As the recent Israeli shootdown of a Hezbollah UAV reminded us, it is relatively easy to destroy an unmanned aircraft. But what about the proliferating numbers of unmanned undersea vehicles? The growth in these systems for naval applications will inevitably result in the requirement to counter an adversary's underwater drones. Detection of a small man-made object moving underwater is not trivial, but also becoming easier with the advent of technologies such as high-resolution imaging sonars and Light Detection And Ranging (LIDAR) systems.
However, once an AUV is detected, how can it be destroyed? This problem set isn't new. Mini-subs and combat swimmers have threatened ships in port since World War II. The old school way of dealing with frogmen is to drop a concussion grenade over the side of a boat. Alternatively, some navies have experimented with dolphins to counter swimmers. These sorts of mammal-based systems could conceivably be trained to work against AUVs. Other advanced technology developments will allow mammals to stay out combat.
Super-cavitating bullets, like those produced by US-based PNW Arms and Norway-based DSG Technology (see video) offer a potential weapon for defeating AUVs. According to PNW Arms, "supercavitation is the use of cavitation effects to create a bubble of gas inside a liquid large enough to encompass an object traveling through the liquid, which greatly reduces friction drag on the object and enables the achievement of very high speeds." DSG Technology's Multi-Environment Ammunition allows ordnance ranging in size from 4.5 mm through to 155 mm to transit from air to water or vice versa. Conceivably, AUVs could be detected and engaged from the air.
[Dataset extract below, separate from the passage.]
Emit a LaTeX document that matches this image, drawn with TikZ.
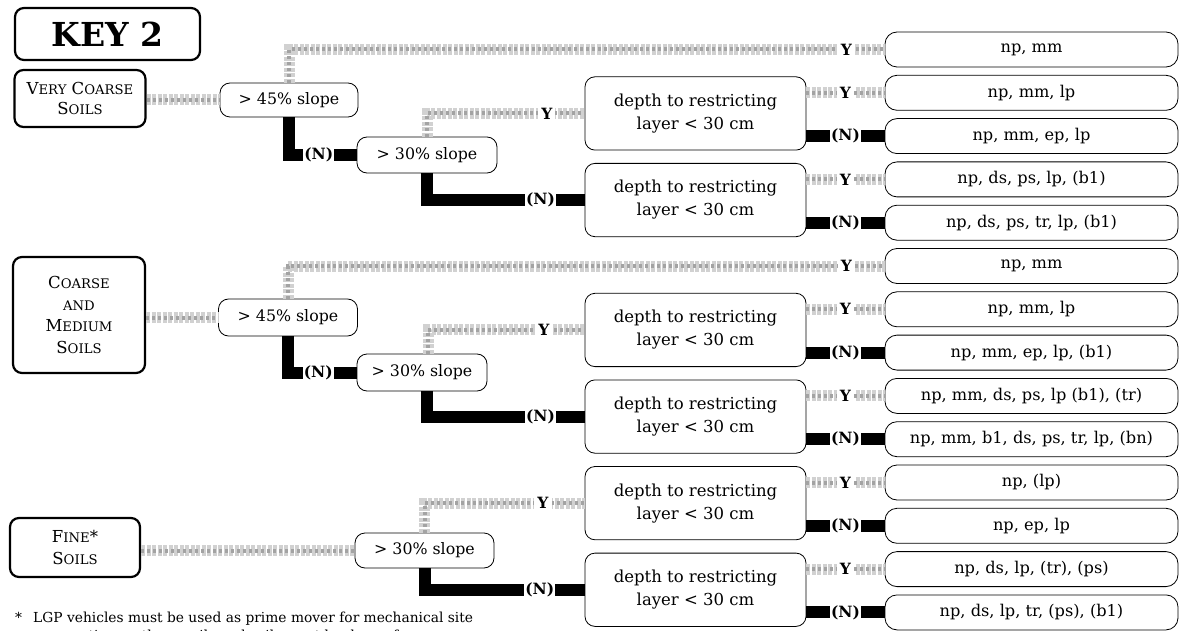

The U.S. Navy's AN/AWS-2 Rapid Airborne Mine Clearance System (RAMICS) technology demonstrator used a helicopter equipped with a blue-green LIDAR to locate mines near the surface, then a 30 mm super-cavitating round to neutralize them at depths of up to 60 meters. The program was cancelled in 2011 due to technical and budgetary issues.
Super-cavitating rounds also open up the possibility of hunter-killer unmanned undersea vehicles, guarding a port from other AUVs, mini-subs, and swimmers. Submariners often remind other sailors that the best ASW weapon is another submarine and the same may be true with AUVs. However, discriminating between an AUV and a similarly sized fish or marine mammal before pulling the trigger might be difficult without some sort of corroborating data, or image recognition algorithms.